→ DATASET RECORDS
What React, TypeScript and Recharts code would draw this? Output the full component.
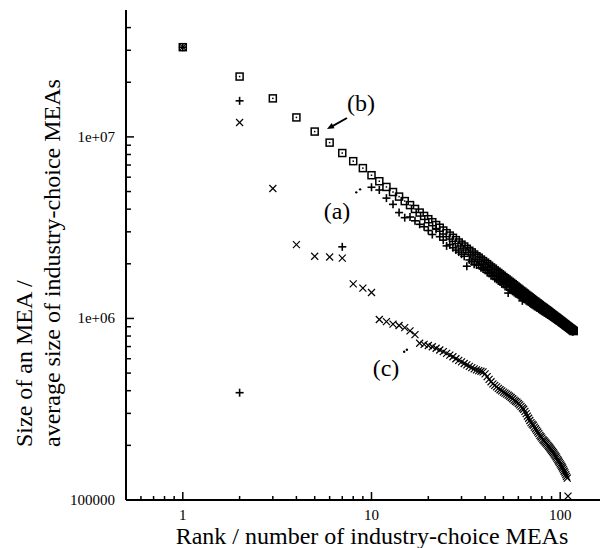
import React from 'react';
import { ScatterChart, Scatter, XAxis, YAxis } from 'recharts';

// Series (b): squares, ranks 1..118
const valuesB = [
  3.12e7, 2.15e7, 1.63e7, 1.28e7, 1.07e7, 9.3e6, 8.15e6, 7.35e6, 6.73e6, 6.15e6,
  5.7e6, 5.3e6, 4.97e6, 4.69e6, 4.43e6, 4.21e6, 4.01e6, 3.83e6, 3.67e6, 3.52e6,
  3.39e6, 3.27e6, 3.16e6, 3.05e6, 2.95e6, 2.86e6, 2.78e6, 2.7e6, 2.62e6, 2.55e6,
  2.49e6, 2.42e6, 2.36e6, 2.31e6, 2.25e6, 2.2e6, 2.16e6, 2.11e6, 2.07e6, 2.03e6,
  1.99e6, 1.95e6, 1.91e6, 1.88e6, 1.84e6, 1.81e6, 1.78e6, 1.75e6, 1.72e6, 1.69e6,
  1.665e6, 1.64e6, 1.615e6, 1.59e6, 1.57e6, 1.545e6, 1.525e6, 1.5e6, 1.48e6, 1.46e6,
  1.44e6, 1.42e6, 1.405e6, 1.385e6, 1.37e6, 1.35e6, 1.335e6, 1.32e6, 1.305e6, 1.29e6,
  1.275e6, 1.26e6, 1.245e6, 1.235e6, 1.22e6, 1.21e6, 1.195e6, 1.185e6, 1.17e6, 1.16e6,
  1.15e6, 1.14e6, 1.128e6, 1.118e6, 1.108e6, 1.098e6, 1.088e6, 1.078e6, 1.068e6, 1.058e6,
  1.049e6, 1.04e6, 1.031e6, 1.022e6, 1.014e6, 1.006e6, 9.98e5, 9.9e5, 9.81e5, 9.73e5,
  9.66e5, 9.58e5, 9.5e5, 9.43e5, 9.35e5, 9.28e5, 9.21e5, 9.14e5, 9.08e5, 9.01e5,
  8.95e5, 8.88e5, 8.82e5, 8.76e5, 8.7e5, 8.64e5, 8.58e5, 8.52e5,
];

// Series (a): pluses. Isolated early points, then ranks 10..117
const aEarlyRanks = [1, 2, 2, 7];
const aEarlyValues = [3.12e7, 1.58e7, 3.9e5, 2.48e6];
const aStartRank = 10;
const valuesA = [
  5.28e6, 5.1e6, 4.6e6, 4.25e6, 3.83e6, 3.59e6, 3.62e6, 3.45e6, 3.3e6, 3.2e6, 3.05e6,
  2.9e6, 3.1e6, 2.82e6, 2.7e6, 2.51e6, 2.55e6, 2.45e6, 2.38e6, 2.32e6, 2.26e6,
  2.2e6, 1.94e6, 2.1e6, 2.05e6, 1.99e6, 1.97e6, 1.96e6, 1.9e6, 1.87e6, 1.84e6,
  1.79e6, 1.77e6, 1.72e6, 1.71e6, 1.66e6, 1.64e6, 1.61e6, 1.59e6, 1.55e6, 1.54e6,
  1.5e6, 1.49e6, 1.38e6, 1.45e6, 1.43e6, 1.41e6, 1.39e6, 1.37e6, 1.36e6, 1.34e6,
  1.33e6, 1.31e6, 1.25e6, 1.28e6, 1.27e6, 1.25e6, 1.24e6, 1.23e6, 1.215e6, 1.2e6,
  1.19e6, 1.18e6, 1.165e6, 1.16e6, 1.145e6, 1.14e6, 1.125e6, 1.115e6, 1.105e6, 1.095e6,
  1.088e6, 1.08e6, 1.07e6, 1.062e6, 1.054e6, 1.046e6, 1.038e6, 1.03e6, 1.021e6, 1.013e6,
  1.005e6, 9.98e5, 9.9e5, 9.82e5, 9.75e5, 9.68e5, 9.61e5, 9.54e5, 9.47e5, 9.4e5,
  9.34e5, 9.27e5, 9.21e5, 9.15e5, 9.08e5, 9.02e5, 8.96e5, 8.9e5, 8.85e5, 8.79e5,
  8.74e5, 8.68e5, 8.63e5, 8.58e5, 8.53e5, 8.48e5, 8.45e5,
];

// Series (c): crosses, ranks 1..110
const valuesC = [
  3.12e7, 1.2e7, 5.2e6, 2.55e6, 2.2e6, 2.18e6, 2.15e6, 1.55e6, 1.47e6, 1.39e6,
  9.87e5, 9.6e5, 9.3e5, 9.15e5, 8.9e5, 8.55e5, 8.15e5, 7.3e5, 7.2e5, 7.1e5,
  6.98e5, 6.85e5, 6.7e5, 6.56e5, 6.42e5, 6.28e5, 6.15e5, 6.0e5, 5.88e5, 5.76e5,
  5.65e5, 5.55e5, 5.45e5, 5.36e5, 5.28e5, 5.21e5, 5.16e5, 5.12e5, 5.08e5, 4.95e5,
  4.78e5, 4.62e5, 4.48e5, 4.36e5, 4.28e5, 4.2e5, 4.12e5, 4.05e5, 3.99e5, 3.93e5,
  3.88e5, 3.83e5, 3.78e5, 3.73e5, 3.67e5, 3.61e5, 3.55e5, 3.5e5, 3.46e5, 3.4e5,
  3.34e5, 3.28e5, 3.21e5, 3.16e5, 3.08e5, 2.99e5, 2.9e5, 2.82e5, 2.74e5, 2.67e5,
  2.62e5, 2.58e5, 2.52e5, 2.47e5, 2.42e5, 2.37e5, 2.32e5, 2.27e5, 2.23e5, 2.19e5,
  2.15e5, 2.12e5, 2.09e5, 2.06e5, 2.03e5, 2.0e5, 1.97e5, 1.94e5, 1.91e5, 1.88e5,
  1.85e5, 1.82e5, 1.79e5, 1.76e5, 1.73e5, 1.7e5, 1.67e5, 1.64e5, 1.61e5, 1.58e5,
  1.555e5, 1.53e5, 1.5e5, 1.47e5, 1.44e5, 1.41e5, 1.38e5, 1.35e5, 1.32e5, 1.05e5,
];

// Small dots
const dotRanks = [8.3, 8.7, 14.9, 15.4];
const dotValues = [4.95e6, 5.14e6, 6.56e5, 6.72e5];

const xTicks = [0.6, 0.7, 0.8, 0.9, 1, 2, 3, 4, 5, 6, 7, 8, 9, 10, 20, 30, 40, 50, 60, 70, 80, 90, 100];
const xTickLabels: Record<number, string> = { 1: '1', 10: '10', 100: '100' };
const yTicks = [
  1e5, 2e5, 3e5, 4e5, 5e5, 6e5, 7e5, 8e5, 9e5,
  1e6, 2e6, 3e6, 4e6, 5e6, 6e6, 7e6, 8e6, 9e6,
  1e7, 2e7, 3e7, 4e7,
];
const yTickLabels: Record<number, string> = { 100000: '100000', 1000000: '1e+06', 10000000: '1e+07' };

const xTitle = 'Rank / number of industry-choice MEAs';
const yTitle1 = 'Size of an MEA /';
const yTitle2 = 'average size of industry-choice MEAs';

const W = 620;
const H = 540;
const PLOT_LEFT = 118;
const PLOT_TOP = 2;
const PLOT_BOTTOM = 492;
const FONT = 'Liberation Serif, Times New Roman, DejaVu Serif, serif';
const serif = { fontFamily: FONT };

const dataB = valuesB.map((v, i) => ({ x: i + 1, y: v }));
const dataA = [
  ...aEarlyRanks.map((r, i) => ({ x: r, y: aEarlyValues[i] })),
  ...valuesA.map((v, i) => ({ x: aStartRank + i, y: v })),
];
const dataC = valuesC.map((v, i) => ({ x: i + 1, y: v }));
const dataD = dotRanks.map((r, i) => ({ x: r, y: dotValues[i] }));

const SquareShape = (p: any) => {
  const { cx, cy } = p;
  if (cx == null || cy == null) return null;
  return (
    <g>
      <rect x={cx - 3.5} y={cy - 3.5} width={7} height={7} fill="none" stroke="#000" strokeWidth={1.5} />
      <rect x={cx - 0.75} y={cy - 0.75} width={1.5} height={1.5} fill="#000" />
    </g>
  );
};
const PlusShape = (p: any) => {
  const { cx, cy } = p;
  if (cx == null || cy == null) return null;
  return (
    <g stroke="#000" strokeWidth={1.6}>
      <line x1={cx - 4} x2={cx + 4} y1={cy} y2={cy} />
      <line x1={cx} x2={cx} y1={cy - 4} y2={cy + 4} />
    </g>
  );
};
const CrossShape = (p: any) => {
  const { cx, cy } = p;
  if (cx == null || cy == null) return null;
  return (
    <g stroke="#000" strokeWidth={1.2}>
      <line x1={cx - 3.5} x2={cx + 3.5} y1={cy - 3.5} y2={cy + 3.5} />
      <line x1={cx - 3.5} x2={cx + 3.5} y1={cy + 3.5} y2={cy - 3.5} />
    </g>
  );
};
const DotShape = (p: any) => {
  const { cx, cy } = p;
  if (cx == null || cy == null) return null;
  return <circle cx={cx} cy={cy} r={1.2} fill="#000" />;
};

const BottomTick = (p: any) => {
  const { x, payload } = p;
  const v = payload.value;
  const label = xTickLabels[v];
  const major = label !== undefined;
  return (
    <g>
      <line x1={x} x2={x} y1={PLOT_BOTTOM} y2={PLOT_BOTTOM - (major ? 8 : 4)} stroke="#000" strokeWidth={1.5} />
      {major && (
        <text x={x} y={PLOT_BOTTOM + 20} textAnchor="middle" style={serif} fontSize={15} fill="#000">
          {label}
        </text>
      )}
    </g>
  );
};
const TopTick = (p: any) => {
  const { x, payload } = p;
  const major = xTickLabels[payload.value] !== undefined;
  return (
    <line x1={x} x2={x} y1={PLOT_TOP} y2={PLOT_TOP + (major ? 8 : 4)} stroke="#000" strokeWidth={1.5} />
  );
};
const LeftTick = (p: any) => {
  const { y, payload } = p;
  const v = payload.value;
  const label = yTickLabels[v];
  const major = label !== undefined;
  return (
    <g>
      <line x1={PLOT_LEFT} x2={PLOT_LEFT + (major ? 8 : 5)} y1={y} y2={y} stroke="#000" strokeWidth={1.5} />
      {major && (
        <text x={PLOT_LEFT - 11} y={y + 5} textAnchor="end" style={serif} fontSize={15} fill="#000">
          {label}
        </text>
      )}
    </g>
  );
};

export default function App() {
  return (
    <div style={{ position: 'relative', width: 600, height: H, overflow: 'hidden' }}>
      <ScatterChart width={W} height={H} margin={{ top: PLOT_TOP, right: 11, bottom: 0, left: 0 }}>
        <XAxis
          xAxisId={0}
          dataKey="x"
          type="number"
          scale="log"
          domain={[0.5, 200]}
          allowDataOverflow
          ticks={xTicks}
          interval={0}
          height={48}
          tickLine={false}
          tick={<BottomTick />}
          axisLine={{ stroke: '#000', strokeWidth: 2 }}
        />
        <XAxis
          xAxisId="top"
          orientation="top"
          dataKey="x"
          type="number"
          scale="log"
          domain={[0.5, 200]}
          allowDataOverflow
          ticks={xTicks}
          interval={0}
          height={0}
          tickLine={false}
          tick={<TopTick />}
          axisLine={{ stroke: '#000', strokeWidth: 2 }}
        />
        <YAxis
          dataKey="y"
          type="number"
          scale="log"
          domain={[1e5, 5e7]}
          allowDataOverflow
          ticks={yTicks}
          interval={0}
          width={PLOT_LEFT}
          tickLine={false}
          tick={<LeftTick />}
          axisLine={{ stroke: '#000', strokeWidth: 2 }}
        />
        <Scatter xAxisId="top" data={dataD} shape={() => null} isAnimationActive={false} />
        <Scatter data={dataC} shape={CrossShape} isAnimationActive={false} />
        <Scatter data={dataA} shape={PlusShape} isAnimationActive={false} />
        <Scatter data={dataB} shape={SquareShape} isAnimationActive={false} />
        <Scatter data={dataD} shape={DotShape} isAnimationActive={false} />
      </ScatterChart>
      <svg
        width={600}
        height={H}
        style={{ position: 'absolute', left: 0, top: 0, pointerEvents: 'none', fontFamily: FONT }}
      >
        <text x={364} y={536} textAnchor="middle" fontSize={24} fill="#000" style={serif}>{xTitle}</text>
        <text x={24} y={439} transform="rotate(-90, 24, 439)" textAnchor="start" fontSize={24} fill="#000" style={serif}>{yTitle1}</text>
        <text x={52} y={439} transform="rotate(-90, 52, 439)" textAnchor="start" fontSize={24} fill="#000" style={serif}>{yTitle2}</text>
        <text x={353} y={103} textAnchor="middle" fontSize={24} fill="#000" style={serif}>(b)</text>
        <line x1={339} y1={110} x2={324} y2={118.3} stroke="#000" strokeWidth={2} />
        <polygon points="319,121 326.5,120.2 323.7,115" fill="#000" />
        <text x={329} y={211} textAnchor="middle" fontSize={24} fill="#000" style={serif}>(a)</text>
        <text x={378} y={368} textAnchor="middle" fontSize={24} fill="#000" style={serif}>(c)</text>
      </svg>
    </div>
  );
}
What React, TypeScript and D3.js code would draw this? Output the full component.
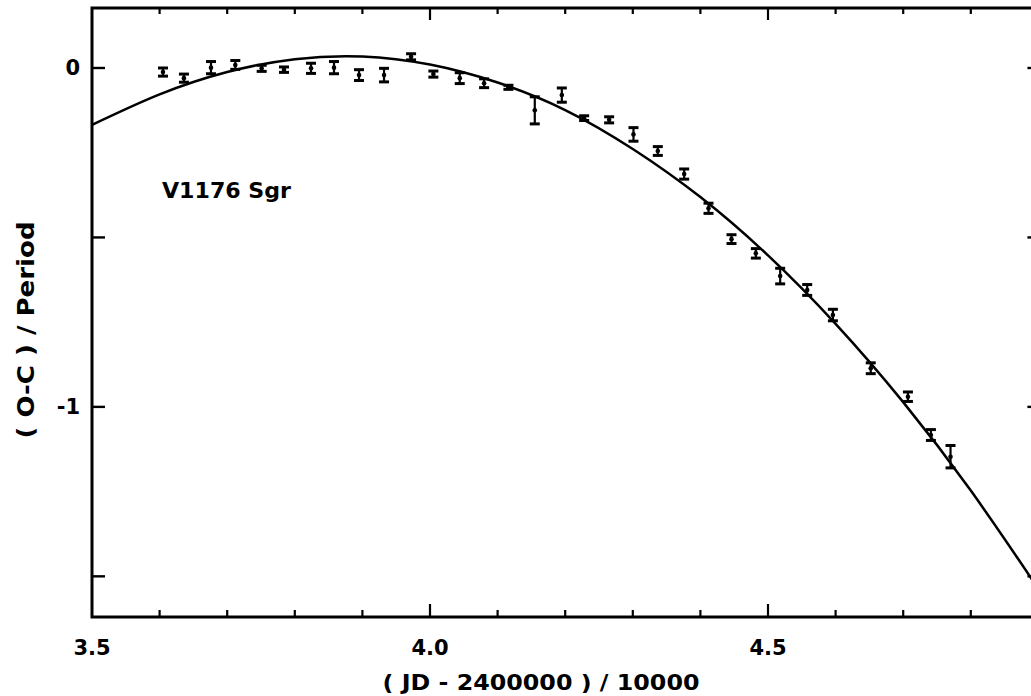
import React from 'react';
import * as d3 from 'd3';

const obsX = [3.605, 3.636, 3.676, 3.712, 3.751, 3.784, 3.824, 3.858, 3.895, 3.932, 3.972,
  4.005, 4.044, 4.080, 4.116, 4.155, 4.195, 4.228, 4.265, 4.301, 4.337,
  4.376, 4.412, 4.446, 4.482, 4.518, 4.558, 4.596,
  4.652, 4.707, 4.741, 4.770];
const obsY = [-0.012, -0.030, 0.001, 0.009, -0.001, -0.005, -0.001, 0.001, -0.021, -0.021, 0.033,
  -0.018, -0.030, -0.045, -0.057, -0.125, -0.080, -0.148, -0.153, -0.196, -0.245,
  -0.313, -0.414, -0.505, -0.547, -0.614, -0.655, -0.729,
  -0.886, -0.970, -1.083, -1.147];
const obsErr = [0.012, 0.012, 0.018, 0.013, 0.009, 0.008, 0.015, 0.018, 0.016, 0.020, 0.009,
  0.009, 0.016, 0.013, 0.006, 0.040, 0.021, 0.007, 0.009, 0.020, 0.013,
  0.015, 0.015, 0.013, 0.014, 0.023, 0.016, 0.017,
  0.016, 0.014, 0.016, 0.033];

// fitted parabola, sampled from the figure
const fitX = [3.5, 3.6, 3.7, 3.8, 3.9, 4.0, 4.1, 4.2, 4.3, 4.4, 4.5, 4.6, 4.7, 4.8, 4.9];
const fitY = [-0.168, -0.078, -0.012, 0.026, 0.034, 0.010, -0.043, -0.124, -0.239, -0.381,
  -0.553, -0.755, -0.986, -1.247, -1.537];

const xMinorTicks = d3.range(36, 49).map(d => d / 10);
const xMajorTicks = [3.5, 4.0, 4.5];
const xTickLabels = ['3.5', '4.0', '4.5'];
const yTicks = [0, -0.5, -1, -1.5];
const yTickLabels = [{ v: 0, t: '0' }, { v: -1, t: '-1' }];

const W = 1031;
const H = 696;
const FONT = '"DejaVu Sans", "Liberation Sans", Arial, sans-serif';

export default function App() {
  const x = d3.scaleLinear().domain([3.5, 4.9]).range([92, 1038.4]);
  const y = d3.scaleLinear().domain([-1.62, 0.177]).range([617, 8]);
  const [x0, x1] = x.range();
  const [yb, yt] = y.range();

  const fitLine = d3.line<number>()
    .x((_, i) => x(fitX[i]))
    .y(d => y(d))
    .curve(d3.curveNatural);

  return (
    <svg width={W} height={H} style={{ position: 'absolute', left: 0, top: 0, background: '#fff' }}>
      {/* fitted curve */}
      <path d={fitLine(fitY) || ''} fill="none" stroke="#000" strokeWidth={2.5} />

      {/* observations with error bars */}
      {obsX.map((d, i) => {
        const cx = x(d);
        const ylo = y(obsY[i] - obsErr[i]);
        const yhi = y(obsY[i] + obsErr[i]);
        return (
          <g key={i} stroke="#000">
            <line x1={cx} x2={cx} y1={ylo} y2={yhi} strokeWidth={2.2} />
            <line x1={cx - 5} x2={cx + 5} y1={ylo} y2={ylo} strokeWidth={3} />
            <line x1={cx - 5} x2={cx + 5} y1={yhi} y2={yhi} strokeWidth={3} />
            <circle cx={cx} cy={y(obsY[i])} r={2.3} fill="#000" stroke="none" />
          </g>
        );
      })}

      {/* x ticks, bottom and top */}
      {xMinorTicks.map(t => {
        const major = xMajorTicks.some(m => Math.abs(m - t) < 1e-6);
        const px = x(t);
        return (
          <g key={t} stroke="#000" strokeWidth={2.2}>
            <line x1={px} x2={px} y1={yb} y2={yb - (major ? 13 : 7)} />
            <line x1={px} x2={px} y1={yt} y2={yt + (major ? 12 : 6)} />
          </g>
        );
      })}

      {/* y ticks, left and right */}
      {yTicks.map(t => (
        <g key={t} stroke="#000" strokeWidth={2.4}>
          <line x1={x0} x2={x0 + 13} y1={y(t)} y2={y(t)} />
          <line x1={x1} x2={x1 - 11} y1={y(t)} y2={y(t)} />
        </g>
      ))}

      {/* frame */}
      <rect x={x0} y={yt} width={x1 - x0} height={yb - yt} fill="none" stroke="#000" strokeWidth={3} />

      {/* tick labels */}
      <g fontFamily={FONT} fontWeight="bold" fontSize={21} fill="#000">
        {xMajorTicks.map((t, i) => (
          <text key={t} x={x(t)} y={655} textAnchor="middle">{xTickLabels[i]}</text>
        ))}
        {yTickLabels.map(d => (
          <text key={d.v} x={80} y={y(d.v) + 7.5} textAnchor="end">{d.t}</text>
        ))}
      </g>

      {/* star name */}
      <text x={162} y={198} fontFamily={FONT} fontWeight="bold" fontSize={21}
        textLength={129} lengthAdjust="spacingAndGlyphs">V1176 Sgr</text>

      {/* axis titles */}
      <text x={541} y={690} textAnchor="middle" fontFamily={FONT} fontWeight="bold" fontSize={22}
        textLength={317} lengthAdjust="spacingAndGlyphs">( JD - 2400000 ) / 10000</text>
      <text transform="translate(34,330) rotate(-90)" textAnchor="middle" fontFamily={FONT}
        fontWeight="bold" fontSize={23} textLength={217} lengthAdjust="spacingAndGlyphs">( O-C ) / Period</text>
    </svg>
  );
}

→ GOAL
Exactly the lines starting at the line containing "What React, TypeScript and D3.js" and ending at the line containing "import * as d3 from 'd3';" should be transcribed, both included; omit the pictures.

→ TASK RESULT
What React, TypeScript and D3.js code would draw this? Output the full component.
import React from 'react';
import * as d3 from 'd3';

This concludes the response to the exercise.